Networked data consists of node attribute values and relationships between nodes. For example, we can collect people's profiles and friends networks from online social networks. In networked data, closely related objects that share the same properties or interests form a community. For example, a community in blogsphere could be users mostly interested in cell phone reviews and news. Outlier detection in networked data can reveal important anomalous and interesting behavior that is not obvious if community information is ignored. An example could be a low-income person being friends with many rich people even though his income is not anomalously low when considered over the entire population. To automatically detect such outliers, we proposed probabilistic approaches [KDD10] to characterize the normal patterns deeply embedded in networked data and find out abnormal behavior. We also developed outlier detection techniques for heterogeneous information networks in which nodes or links are of different types. We further proposed to analyze the evolutionary behavior of temporal networks and take the time factor into consideration when identifying outliers [KDD12,ECML/PKDD12]. We later tackled the problem of outlier detection in heterogeneous networks in which nodes and links possese a variety of types [ASONAM13,ECML/PKDD13] The critical points, events or activities that are detected by the proposed approaches can greatly benefit the security and safety of the cyber and physical world. Some of the research results are integrated into our book and conference tutorials.

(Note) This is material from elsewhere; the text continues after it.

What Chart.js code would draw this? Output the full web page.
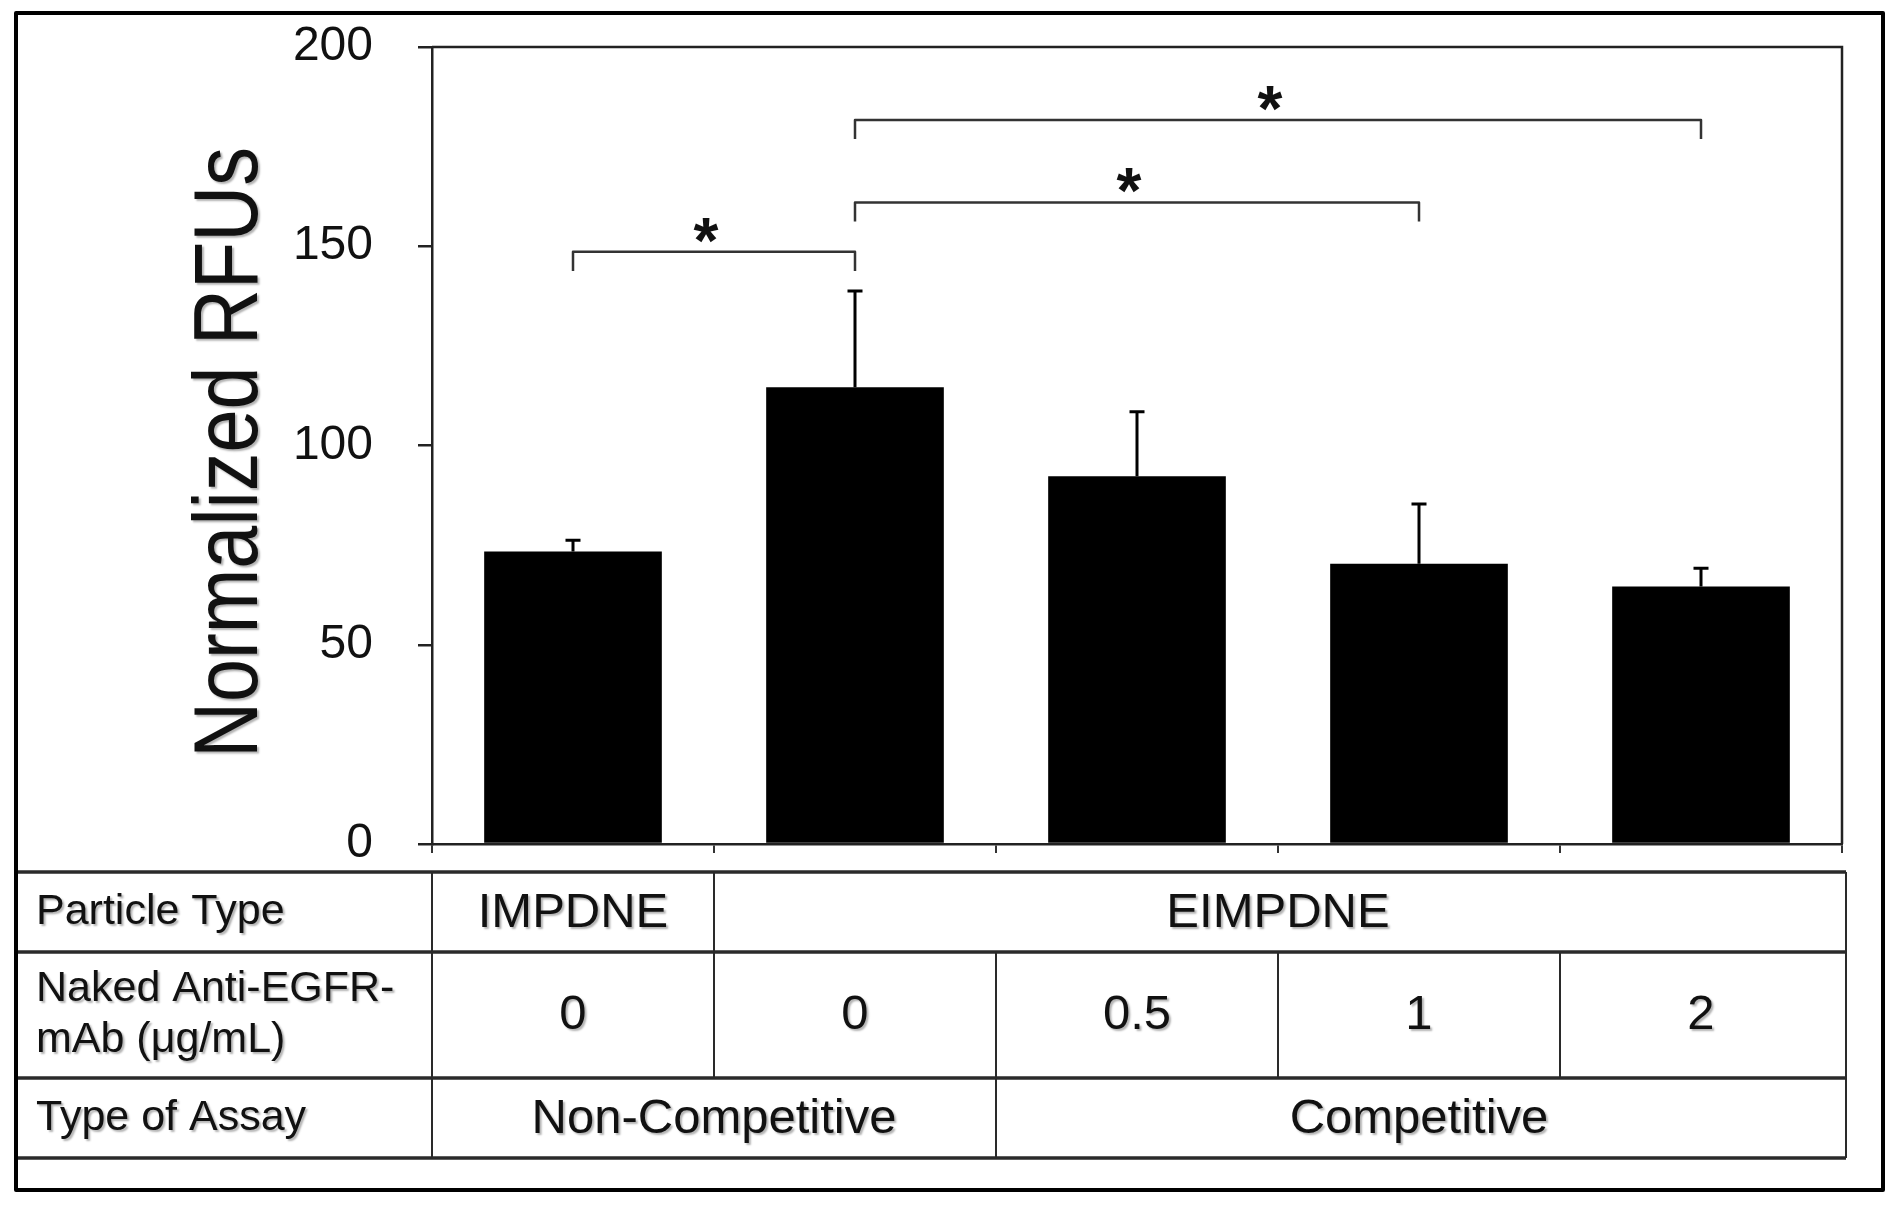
<!DOCTYPE html>
<html><head><meta charset="utf-8">
<script src="https://cdn.jsdelivr.net/npm/chart.js@4"></script>
<style>html,body{margin:0;padding:0;background:#fff}#wrap{width:1898px;height:1212px}</style>
</head><body><div id="wrap"><canvas id="c" width="1898" height="1212"></canvas></div>
<script>
// ---- data ----
const categories = ['IMPDNE 0', 'EIMPDNE 0', 'EIMPDNE 0.5', 'EIMPDNE 1', 'EIMPDNE 2'];
const meanRFU = [73.4, 114.6, 92.3, 70.3, 64.6];
const errRFU = [2.8, 24.2, 16.2, 15.0, 4.6];
const yTickValues = [0, 50, 100, 150, 200];
const sigFrom = [0, 1, 1];
const sigTo = [1, 3, 4];
const sigLevel = [148.6, 161.0, 181.7];
const sigMark = ['*', '*', '*'];
const rowHeaders = [['Particle Type'], ['Naked Anti-EGFR-', 'mAb (\u03bcg/mL)'], ['Type of Assay']];
const particleGroups = [['IMPDNE', 0, 0], ['EIMPDNE', 1, 4]];
const mAbConc = ['0', '0', '0.5', '1', '2'];
const assayGroups = [['Non-Competitive', 0, 1], ['Competitive', 2, 4]];
const yTitle = 'Normalized RFUs';

const FONT = '"Liberation Sans", Arial, Helvetica, sans-serif';

const overlay = {
  id: 'overlay',
  afterDraw(chart) {
    const {ctx, chartArea: ca, scales: {x, y}} = chart;
    const half = (x.getPixelForValue(1) - x.getPixelForValue(0)) / 2;
    const L = i => x.getPixelForValue(i) - half;
    const R = i => x.getPixelForValue(i) + half;
    ctx.save();
    // plot frame top/right
    ctx.strokeStyle = '#222'; ctx.lineWidth = 2.5;
    ctx.beginPath();
    ctx.moveTo(ca.left, ca.top); ctx.lineTo(ca.right, ca.top); ctx.lineTo(ca.right, ca.bottom);
    ctx.stroke();

    // error bars (upper only)
    ctx.strokeStyle = '#000'; ctx.lineWidth = 3;
    meanRFU.forEach((v, i) => {
      const px = x.getPixelForValue(i);
      const y0 = y.getPixelForValue(v), y1 = y.getPixelForValue(v + errRFU[i]);
      ctx.beginPath();
      ctx.moveTo(px, y0); ctx.lineTo(px, y1);
      ctx.moveTo(px - 7.5, y1); ctx.lineTo(px + 7.5, y1);
      ctx.stroke();
    });

    // significance brackets
    ctx.strokeStyle = '#333'; ctx.lineWidth = 2.5; ctx.lineJoin = 'round';
    ctx.fillStyle = '#111';
    sigFrom.forEach((a, k) => {
      const xa = x.getPixelForValue(a), xb = x.getPixelForValue(sigTo[k]);
      const yl = y.getPixelForValue(sigLevel[k]);
      const yd = y.getPixelForValue(sigLevel[k] - 4.8);
      ctx.beginPath();
      ctx.moveTo(xa, yd); ctx.lineTo(xa, yl); ctx.lineTo(xb, yl); ctx.lineTo(xb, yd);
      ctx.stroke();
      ctx.font = 'bold 64px ' + FONT;
      ctx.textAlign = 'center'; ctx.textBaseline = 'alphabetic';
      ctx.fillText(sigMark[k], (xa + xb) / 2 - 8, yl + 11);
    });

    // text shadow like the reference
    ctx.shadowColor = 'rgba(0,0,0,0.3)'; ctx.shadowBlur = 2; ctx.shadowOffsetX = 2; ctx.shadowOffsetY = 2;

    // y title (condensed)
    ctx.save();
    ctx.translate(257, (ca.top + ca.bottom) / 2 + 7);
    ctx.rotate(-Math.PI / 2);
    ctx.scale(0.86, 1);
    ctx.font = '90px ' + FONT;
    ctx.textAlign = 'center'; ctx.textBaseline = 'alphabetic';
    ctx.fillStyle = '#111';
    ctx.fillText(yTitle, 0, 0);
    ctx.restore();

    // table text
    const t0 = ca.bottom + 28;
    const rows = [t0, t0 + 80, t0 + 206, t0 + 286];
    const tl = 17, tr = ca.right + 4;
    ctx.fillStyle = '#111'; ctx.textBaseline = 'middle';
    ctx.font = '43px ' + FONT; ctx.textAlign = 'left';
    const rc = [ (rows[0] + rows[1]) / 2, (rows[1] + rows[2]) / 2, (rows[2] + rows[3]) / 2 ];
    rowHeaders.forEach((lines, r) => {
      const lh = 51;
      lines.forEach((s, j) => ctx.fillText(s, 36, rc[r] + (j - (lines.length - 1) / 2) * lh));
    });
    ctx.font = '49px ' + FONT; ctx.textAlign = 'center';
    particleGroups.forEach(([s, a, b]) => ctx.fillText(s, (L(a) + R(b)) / 2, rc[0] + 1));
    mAbConc.forEach((s, i) => ctx.fillText(s, (L(i) + R(i)) / 2, rc[1]));
    assayGroups.forEach(([s, a, b]) => ctx.fillText(s, (L(a) + R(b)) / 2, rc[2] + 1));
    ctx.shadowColor = 'rgba(0,0,0,0)'; ctx.shadowBlur = 0; ctx.shadowOffsetX = 0; ctx.shadowOffsetY = 0;

    // table lines
    ctx.strokeStyle = '#2a2a2a'; ctx.lineWidth = 3.5;
    rows.forEach(ry => { ctx.beginPath(); ctx.moveTo(tl, ry); ctx.lineTo(tr, ry); ctx.stroke(); });
    ctx.lineWidth = 2;
    const vline = (vx, a, b) => { ctx.beginPath(); ctx.moveTo(vx, rows[a]); ctx.lineTo(vx, rows[b]); ctx.stroke(); };
    vline(tl, 0, 3); vline(tr, 0, 3);
    vline(L(0), 0, 3);
    vline(L(1), 0, 2);
    vline(L(2), 1, 3);
    vline(L(3), 1, 2);
    vline(L(4), 1, 2);

    // outer frame
    ctx.strokeStyle = '#000'; ctx.lineWidth = 4;
    ctx.strokeRect(16, 13, 1867, 1177);
    ctx.restore();
  }
};

new Chart(document.getElementById('c'), {
  type: 'bar',
  data: {
    labels: categories,
    datasets: [{ data: meanRFU, backgroundColor: '#000', borderWidth: 0, barPercentage: 0.63, categoryPercentage: 1 }]
  },
  options: {
    responsive: false,
    animation: false,
    layout: { padding: { top: 47, right: 56, left: 0, bottom: 0 } },
    plugins: { legend: { display: false }, tooltip: { enabled: false }, title: { display: false } },
    scales: {
      x: {
        ticks: { display: false },
        grid: { display: true, drawOnChartArea: false, drawTicks: true, tickLength: 9, color: '#333', lineWidth: 2 },
        border: { display: true, color: '#222', width: 2.5 },
        afterFit(s) { s.height = 368; s.paddingLeft = 0; s.paddingRight = 0; }
      },
      y: {
        min: 0, max: 200,
        afterBuildTicks(s) { s.ticks = yTickValues.map(v => ({ value: v })); },
        ticks: { padding: 45, color: '#111', font: { family: FONT, size: 48 } },
        grid: { drawOnChartArea: false, drawTicks: true, tickLength: 14, color: '#222', lineWidth: 2.5 },
        border: { display: true, color: '#222', width: 2.5 },
        afterFit(s) { s.width = 432; s.paddingTop = 0; s.paddingBottom = 0; }
      }
    }
  },
  plugins: [overlay]
});
</script>
</body></html>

Information Network Analysis
Representative work: [ICDM09,ICDM13]

Information networks refer to networks that are formed by individual components and their interactions. Examples include communication and computer systems, the Internet, biological networks, transportation systems, epidemic networks, criminal rings, and hidden terrorist networks. Due to the prevalence and importance of these networks, information network analysis has received considerable attention recently. My research in this area focuses on the following three major analytical tasks: 1) Topic modeling: Identifying a set of popular topics discussed in information networks [ICDM09]; 2) Classification: Predicting the role of each node in an information network by learning from nodes with their roles labeled [ICDM13,ASONAM14]; 3) Evolution analysis: Detect and analyze the evolution in dynamic networks [BCB12,ICDM13]. These challenging research problems were tackled by conducting integrative analysis of the whole networks and analyzing both node and link behavior.

Discriminative Pattern Mining
Representative work: [KDD08]

Frequent patterns provide solutions to datasets that do not have well-structured feature vectors. Traditional frequent pattern mining is performed in two sequential steps: enumerating a set of frequent patterns, followed by feature selection. We proposed a novel one-step pattern mining approach that outputs highly compact and discriminative patterns [KDD08]. It builds a decision tree that partitions the data onto different nodes. Then at each node, it directly discovers a discriminative pattern to further divide its examples into purer subsets. Since the number of examples towards leaf level is relatively small, the new approach is able to examine patterns with extremely low global support that could not be enumerated on the whole dataset by the two-step method.